Du reste, la question de la confidentialité des données et du consentement à l’exploitationde ces données continue de se poser. On connaît la situation de fuites involontaires de données, parfois dues à l’incurie d’entreprises ayant insuffisamment sécurisé leurs serveurs (p. ex. le piratage d’Equifax en 2017) ou à la malveillance d’employés (p. ex. la fuite de données chez Desjardins). À ce compte, le secteur éducatif n’est pas en reste. Le Government Accountability Office, l’organisme d’audit, d’évaluation et d’investigation du Congrès étatsunien, a ainsi déterminé qu’une centaine de brèches de données a affecté plusieurs milliers d’élèves de la maternelle au secondaire entre 2016 et 2020 aux États-Unis (GAO, 2020). EDUCAUSE met ainsi de l’avant la question de la sécurité des données comme étant un enjeu saillant en enseignement postsecondaire (voir, notamment, Kelly et al., 2021). Aussi, même si le scandale « Facebook-Cambridge Analytica » a peut-être permis de sensibiliser à la façon dont les données personnelles pouvaient être exploitées à des fins discutables, on mésestime encore l’utilisation de données que l’on consent à accorder aux plateformes. En éducation, un certain flou est concédé aux entreprises du numérique qui peuvent ainsi accéder aux données nominatives des apprenant·es et de leur·es enseignant·es, à leurs habitudes d’utilisations, leurs résultats, etc., et ainsi optimiser, par exemple, des algorithmes publicitaires. L’entreprise Facebook s’étant placée, à son tour, comme une potentielle actrice du numérique éducatif, qu’advient-il des métadonnées des apprenant·es récoltées dans le cadre d’activités pédagogiques ? Le sujet est d’autant plus problématique lorsque l’on fait manipuler, en classe, des matériels et applications à des mineurs. Le recours à des logiciels libres fait partie des solutions, car leur dimension collaborative permet d’identifier plus rapidement les vulnérabilités. Cela dit, à ce sujet, il importe de disposer de stratégies de soutien développées par les plus hautes instances décisionnelles (notamment à l’échelon gouvernemental), car leur adoption n’est pas toujours chose aisée.
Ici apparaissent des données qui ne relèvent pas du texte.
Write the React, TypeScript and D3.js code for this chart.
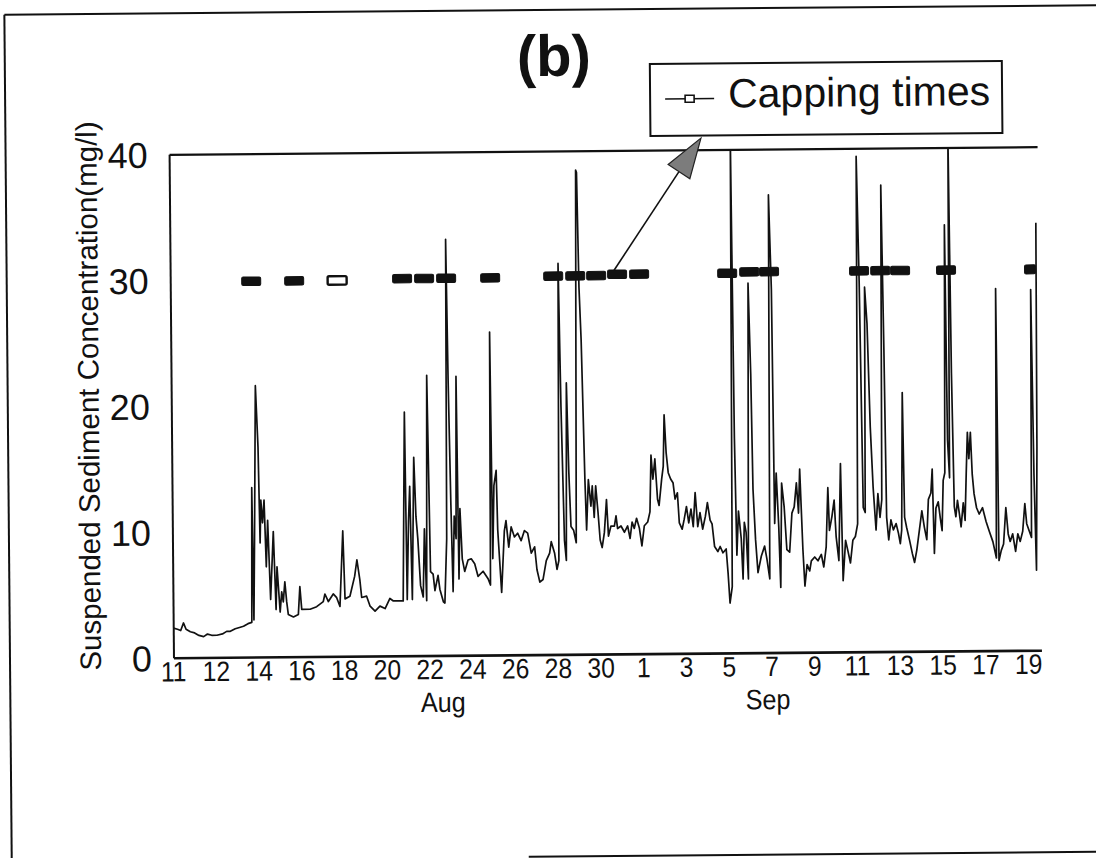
import React from "react";
import * as d3 from "d3";

// Day numbers count from 1 August (so 1 Sep = 32, 19 Sep = 50).
const tickDays = [10, 12, 14, 16, 18, 20, 22, 24, 26, 28, 30, 32, 34, 36, 38, 40, 42, 44, 46, 48, 50];
const tickLabels = ["11", "12", "14", "16", "18", "20", "22", "24", "26", "28", "30", "1", "3", "5", "7", "9", "11", "13", "15", "17", "19"];
const monthNames = ["Aug", "Sep"];
const monthCenters = [22.6, 37.8];
const yTicks = [0, 10, 20, 30, 40];

// Suspended sediment concentration record: [day, mg/l]
const sediment: [number, number][] = [
  [10.01, 2.4], [10.2, 2.3], [10.35, 2.2], [10.48, 2.8], [10.6, 2.3], [10.8, 2.1], [11.0, 2.0], [11.2, 1.8],
  [11.42, 1.7], [11.6, 1.9], [11.8, 1.8], [12.04, 1.8], [12.3, 1.9], [12.5, 2.1], [12.67, 2.1], [12.9, 2.3],
  [13.1, 2.4], [13.29, 2.5], [13.5, 2.7], [13.68, 2.8], [13.73, 13.5], [13.78, 3.0], [13.84, 9.4], [13.94, 21.6],
  [14.04, 16.7], [14.1, 9.1], [14.15, 12.5], [14.22, 10.7], [14.3, 12.5], [14.38, 7.2], [14.46, 10.9], [14.57, 4.6],
  [14.72, 10.0], [14.82, 3.8], [14.88, 7.2], [15.01, 3.6], [15.09, 5.2], [15.16, 4.4], [15.24, 6.0], [15.32, 4.4],
  [15.39, 3.4], [15.63, 3.2], [15.86, 3.4], [15.94, 5.6], [16.02, 3.8], [16.41, 3.8], [16.72, 4.0], [17.03, 4.4],
  [17.11, 5.0], [17.27, 4.4], [17.5, 5.0], [17.66, 4.7], [17.81, 4.0], [17.97, 10.0], [18.05, 4.6], [18.28, 4.8],
  [18.51, 6.4], [18.62, 7.7], [18.75, 6.1], [18.83, 4.7], [19.06, 4.8], [19.22, 4.0], [19.45, 3.6], [19.68, 4.0],
  [19.92, 3.8], [20.15, 4.6], [20.31, 4.4], [20.77, 4.4], [20.9, 19.4], [20.96, 4.5], [21.05, 10.7], [21.12, 13.5],
  [21.2, 4.5], [21.32, 15.8], [21.4, 11.1], [21.48, 9.3], [21.59, 5.6], [21.71, 4.7], [21.79, 10.1], [21.87, 4.4],
  [21.96, 22.3], [22.06, 6.7], [22.18, 6.5], [22.26, 5.2], [22.41, 6.4], [22.49, 5.3], [22.65, 4.3], [22.72, 4.2],
  [22.83, 9.3], [22.9, 33.1], [22.96, 22.0], [23.04, 12.0], [23.11, 5.1], [23.19, 11.1], [23.27, 9.3], [23.33, 22.2],
  [23.39, 6.1], [23.46, 11.7], [23.55, 7.7], [23.66, 6.7], [23.82, 7.6], [23.97, 7.7], [24.13, 7.3], [24.28, 6.3],
  [24.52, 6.7], [24.75, 6.1], [24.86, 5.6], [24.92, 25.7], [24.98, 7.7], [25.06, 13.5], [25.17, 14.7], [25.22, 10.0],
  [25.38, 5.0], [25.53, 9.9], [25.61, 10.7], [25.73, 8.6], [25.85, 10.2], [26.0, 9.4], [26.15, 9.7], [26.31, 9.1],
  [26.47, 9.9], [26.62, 9.7], [26.78, 8.1], [26.94, 8.6], [27.04, 6.8], [27.17, 5.8], [27.32, 6.0], [27.48, 7.5],
  [27.64, 8.1], [27.72, 9.0], [27.87, 8.1], [27.98, 6.8], [28.07, 7.5], [28.15, 31.1], [28.23, 19.7], [28.34, 9.1],
  [28.42, 7.5], [28.49, 21.6], [28.57, 14.5], [28.65, 10.2], [28.77, 9.9], [28.89, 8.9], [28.96, 26.4], [29.01, 38.5],
  [29.05, 38.3], [29.12, 29.2], [29.2, 25.0], [29.32, 13.9], [29.38, 9.9], [29.48, 13.9], [29.59, 11.8], [29.66, 13.4],
  [29.74, 10.9], [29.82, 13.4], [29.92, 11.3], [30.01, 9.1], [30.1, 8.5], [30.21, 9.7], [30.32, 12.3], [30.4, 9.4],
  [30.52, 10.2], [30.68, 10.2], [30.76, 11.0], [30.83, 10.0], [30.99, 10.2], [31.15, 9.7], [31.3, 10.2], [31.41, 9.2],
  [31.51, 10.5], [31.61, 10.0], [31.72, 10.8], [31.85, 10.0], [31.96, 8.6], [32.08, 10.2], [32.24, 10.5], [32.35, 11.3],
  [32.42, 15.8], [32.5, 13.9], [32.6, 15.5], [32.71, 12.3], [32.78, 11.8], [32.91, 13.9], [32.99, 14.9], [33.05, 19.0],
  [33.13, 16.0], [33.22, 14.4], [33.33, 13.9], [33.44, 13.6], [33.53, 12.3], [33.64, 12.8], [33.72, 10.4], [33.85, 9.9],
  [33.95, 10.7], [34.06, 11.7], [34.16, 10.4], [34.27, 11.5], [34.37, 10.1], [34.47, 12.8], [34.58, 10.1], [34.69, 11.2],
  [34.81, 9.9], [34.94, 10.9], [35.04, 12.0], [35.16, 10.6], [35.25, 10.3], [35.36, 8.5], [35.51, 8.1], [35.62, 8.5],
  [35.75, 8.0], [35.9, 8.3], [35.98, 6.4], [36.06, 4.0], [36.17, 5.3], [36.26, 41.0], [36.33, 17.1], [36.4, 7.8],
  [36.49, 11.3], [36.61, 9.1], [36.68, 5.9], [36.76, 10.4], [36.84, 9.6], [36.93, 5.9], [37.03, 29.4], [37.12, 22.2],
  [37.18, 13.0], [37.28, 9.0], [37.38, 6.4], [37.54, 7.7], [37.7, 8.5], [37.8, 7.5], [37.93, 5.9], [38.02, 36.4],
  [38.12, 28.9], [38.18, 10.3], [38.27, 14.3], [38.37, 10.0], [38.44, 5.2], [38.52, 13.5], [38.63, 11.6], [38.74, 8.2],
  [38.87, 8.0], [38.99, 11.1], [39.1, 11.6], [39.21, 13.5], [39.3, 11.1], [39.37, 14.6], [39.49, 8.2], [39.57, 5.3],
  [39.68, 7.0], [39.8, 6.5], [39.88, 7.3], [40.04, 7.6], [40.19, 7.3], [40.35, 7.8], [40.46, 6.8], [40.58, 8.4],
  [40.68, 13.1], [40.74, 9.7], [40.86, 10.8], [40.97, 12.1], [41.05, 9.2], [41.17, 7.3], [41.28, 15.0], [41.36, 5.7],
  [41.49, 8.9], [41.59, 8.1], [41.71, 7.1], [41.83, 8.9], [41.95, 9.2], [42.06, 10.2], [42.14, 39.4], [42.23, 29.5],
  [42.33, 11.5], [42.42, 11.1], [42.48, 29.0], [42.58, 26.1], [42.69, 17.9], [42.8, 13.1], [42.92, 9.7], [43.02, 12.6],
  [43.11, 10.7], [43.2, 12.1], [43.28, 37.1], [43.36, 24.0], [43.42, 10.7], [43.51, 8.9], [43.62, 10.5], [43.73, 9.7],
  [43.86, 10.2], [43.97, 9.4], [44.05, 8.6], [44.12, 9.7], [44.2, 20.6], [44.26, 10.7], [44.35, 9.9], [44.48, 8.9],
  [44.61, 7.8], [44.71, 7.1], [44.82, 8.1], [44.95, 9.7], [45.07, 11.2], [45.18, 9.9], [45.29, 8.9], [45.38, 12.1],
  [45.5, 12.6], [45.57, 14.5], [45.64, 7.8], [45.73, 11.4], [45.84, 11.9], [45.93, 10.6], [46.01, 9.6], [46.08, 13.6],
  [46.16, 14.2], [46.24, 33.9], [46.3, 16.8], [46.38, 13.8], [46.44, 41.0], [46.51, 22.1], [46.59, 11.5], [46.66, 10.7],
  [46.74, 12.0], [46.82, 11.0], [46.9, 9.9], [47.01, 11.8], [47.09, 10.4], [47.16, 14.1], [47.23, 17.4], [47.29, 15.3],
  [47.37, 17.4], [47.44, 14.1], [47.52, 12.5], [47.63, 11.4], [47.75, 10.9], [47.91, 11.4], [48.07, 10.3], [48.22, 9.5],
  [48.38, 8.7], [48.54, 7.4], [48.61, 28.8], [48.66, 7.2], [48.77, 8.0], [48.88, 8.5], [49.0, 11.4], [49.1, 9.3],
  [49.19, 8.7], [49.31, 9.3], [49.44, 7.9], [49.55, 9.3], [49.66, 8.7], [49.78, 9.5], [49.89, 11.7], [49.97, 10.1],
  [50.09, 9.5], [50.19, 9.0], [50.25, 28.7], [50.33, 14.0], [50.41, 6.4], [50.48, 16.2], [50.52, 34.0],
];

// Capping events
const cappingDays = [13.79, 15.8, 17.81, 20.85, 21.88, 22.91, 24.97, 27.92, 28.95, 29.93, 30.91, 31.94, 36.06, 37.09, 38.02, 42.23, 43.22, 44.15, 46.3, 50.23];
const cappingLevels = [29.9, 29.9, 29.9, 30.0, 30.0, 30.0, 30.0, 30.1, 30.1, 30.1, 30.2, 30.2, 30.2, 30.3, 30.3, 30.3, 30.3, 30.3, 30.3, 30.3];
const hollowCaps = [17.81];
const legendLabel = "Capping times";
const yTitle = "Suspended Sediment Concentration(mg/l)";
const panelTitle = "(b)";

const W = 1096;
const H = 858;
const plot = { left: 172, right: 1040, top: 151.5, bottom: 655 };
const FONT = "'Liberation Sans', Arial, Helvetica, sans-serif";

export default function App() {
  const x = d3.scaleLinear().domain([10, 50]).range([171.5, 1026.5]);
  const y = d3.scaleLinear().domain([0, 40]).range([plot.bottom, plot.top]);

  const line = d3
    .line<[number, number]>()
    .x((d) => x(d[0]))
    .y((d) => y(d[1]))
    .curve(d3.curveLinear);

  const arrowTail: [number, number] = [x(30.91) - 3, y(30.2) - 4];
  const arrowTip: [number, number] = [703.5, 139.5];
  const ang = Math.atan2(arrowTip[1] - arrowTail[1], arrowTip[0] - arrowTail[0]);
  const headLen = 40;
  const headHalf = 13;
  const baseX = arrowTip[0] - headLen * Math.cos(ang);
  const baseY = arrowTip[1] - headLen * Math.sin(ang);
  const px = -Math.sin(ang);
  const py = Math.cos(ang);
  const head = `M${arrowTip[0]},${arrowTip[1]} L${baseX + headHalf * px},${baseY + headHalf * py} L${baseX - headHalf * px},${baseY - headHalf * py} Z`;

  return (
    <svg
      width={W}
      height={H}
      viewBox={`0 0 ${W} ${H}`}
      style={{ position: "absolute", left: 0, top: 0, background: "#fff" }}
      fontFamily={FONT}
    >
      <defs>
        <clipPath id="plotClip">
          <rect x={plot.left} y={plot.top} width={plot.right - plot.left} height={plot.bottom - plot.top} />
        </clipPath>
      </defs>
      <rect x={0} y={0} width={W} height={H} fill="#fff" />
      <g transform="rotate(-0.5 548 429)">
        {/* outer figure frame: left, top and lower-right edges */}
        <line x1={8} x2={8} y1={10} y2={870} stroke="#111" strokeWidth={2} />
        <line x1={8} x2={1110} y1={10} y2={10} stroke="#111" strokeWidth={2} />
        <line x1={525} x2={1110} y1={856.5} y2={856.5} stroke="#111" strokeWidth={2} />

        {/* panel title */}
        <text x={557} y={76} textAnchor="middle" fontSize={58} fontWeight="bold" fill="#111">
          {panelTitle}
        </text>

        {/* data trace */}
        <path d={line(sediment) || ""} fill="none" stroke="#111" strokeWidth={1.7} strokeLinejoin="round" clipPath="url(#plotClip)" />

        {/* capping markers */}
        {cappingDays.map((d, i) => {
          const last = i === cappingDays.length - 1;
          const w = last ? 11 : 19;
          const h = last ? 9 : 8.5;
          const hollow = hollowCaps.includes(d);
          return (
            <rect
              key={i}
              x={x(d) - w / 2}
              y={y(cappingLevels[i]) - h / 2}
              width={w}
              height={h}
              rx={1.5}
              fill={hollow ? "#fff" : "#111"}
              stroke="#111"
              strokeWidth={hollow ? 2.4 : 1}
            />
          );
        })}

        {/* axes frame: left, bottom, top */}
        <line x1={plot.left} x2={plot.left} y1={plot.top} y2={plot.bottom} stroke="#111" strokeWidth={2} />
        <line x1={plot.left} x2={plot.right} y1={plot.bottom} y2={plot.bottom} stroke="#111" strokeWidth={2.6} />
        <line x1={plot.left} x2={plot.right} y1={plot.top} y2={plot.top} stroke="#111" strokeWidth={2.2} />

        {/* y ticks */}
        {yTicks.map((t) => (
          <text key={t} x={150} y={y(t)} dy="0.36em" textAnchor="end" fontSize={36} fill="#111">
            {t}
          </text>
        ))}
        <text transform={`translate(99,392) rotate(-90)`} textAnchor="middle" fontSize={29.5} fill="#111">
          {yTitle}
        </text>

        {/* x ticks */}
        {tickDays.map((d, i) => (
          <text key={i} transform={`translate(${x(d)},678) scale(0.88,1)`} textAnchor="middle" fontSize={28} fill="#111">
            {tickLabels[i]}
          </text>
        ))}
        {monthNames.map((m, i) => (
          <text key={m} transform={`translate(${x(monthCenters[i])},711) scale(0.9,1)`} textAnchor="middle" fontSize={28} fill="#111">
            {m}
          </text>
        ))}

        {/* legend */}
        <rect x={653} y={65} width={352} height={72} fill="#fff" stroke="#111" strokeWidth={2} />
        <line x1={668} x2={717} y1={100} y2={100} stroke="#111" strokeWidth={1.6} />
        <rect x={688} y={96.5} width={9} height={7} fill="#fff" stroke="#111" strokeWidth={1.6} />
        <text x={731} y={109} fontSize={41} fill="#111">
          {legendLabel}
        </text>

        {/* pointer to capping markers */}
        <line x1={arrowTail[0]} y1={arrowTail[1]} x2={baseX} y2={baseY} stroke="#111" strokeWidth={1.6} />
        <path d={head} fill="#7c7c7c" stroke="#222" strokeWidth={1.2} />
      </g>
    </svg>
  );
}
Enfin, même si l’on voit depuis plusieurs années une volonté sérieuse de se saisir de la question environnementale en éducation tandis que la crise climatique est à nos portes (voir, notamment, Léna et Wilgenbus, 2020), l’impact environnemental du numérique reste tout à fait mésestimé. En raison de l’enseignement à distance relié à la pandémie et si le travail à distance devait se poursuivre jusqu’à la fin de 2021, il avait été estimé que l’empreinte carbone mondiale pourrait augmenter de telle sorte que l’on aurait besoin d’une forêt équivalent, en surface, à deux fois le Portugal ou la région du Saguenay–Lac-Saint-Jean pour séquestrer entièrement toutes ces émissions (Obringer et al., 2021). Quand les rapports du GIEC ne cessent de plaider pour une réduction des gaz à effet de serre, la tendance ne paraît guère soutenable.

Vers une nouvelle autonomie numérique

Le recours raisonné au numérique constitue un point d’équilibre encore précaire. Depuis une quinzaine d’années, nous sortons de l’approche enthousiaste et « terre-à-terre » sur le sujet ; ainsi, le Cadre de référence de la compétence numérique (Ministère de l’Éducation et de l’Enseignement supérieur, 2019) comporte les ferments d’un changement de paradigme. Entre empowerment, souci du développement durable, protection de la vie privée et développement d’une citoyenneté numérique, cette nouvelle approche doit conduire à outiller sérieusement les apprenant·es, ainsi que les enseignant·es et futur·es enseignant·es afin de développer une posture critique à l’égard du numérique et de leurs propres pratiques. Pour cela, les travaux en sciences de l’éducation ne peuvent se borner à traduire plus ou moins explicitement une simple prescription vers davantage d’usage des TIC. Enfin, une large réflexion devra être menée sur le curriculum de formation initiale déjà pauvre quant au numérique, en impliquant pouvoirs publics, actrices et acteurs de l’éducation et société civile.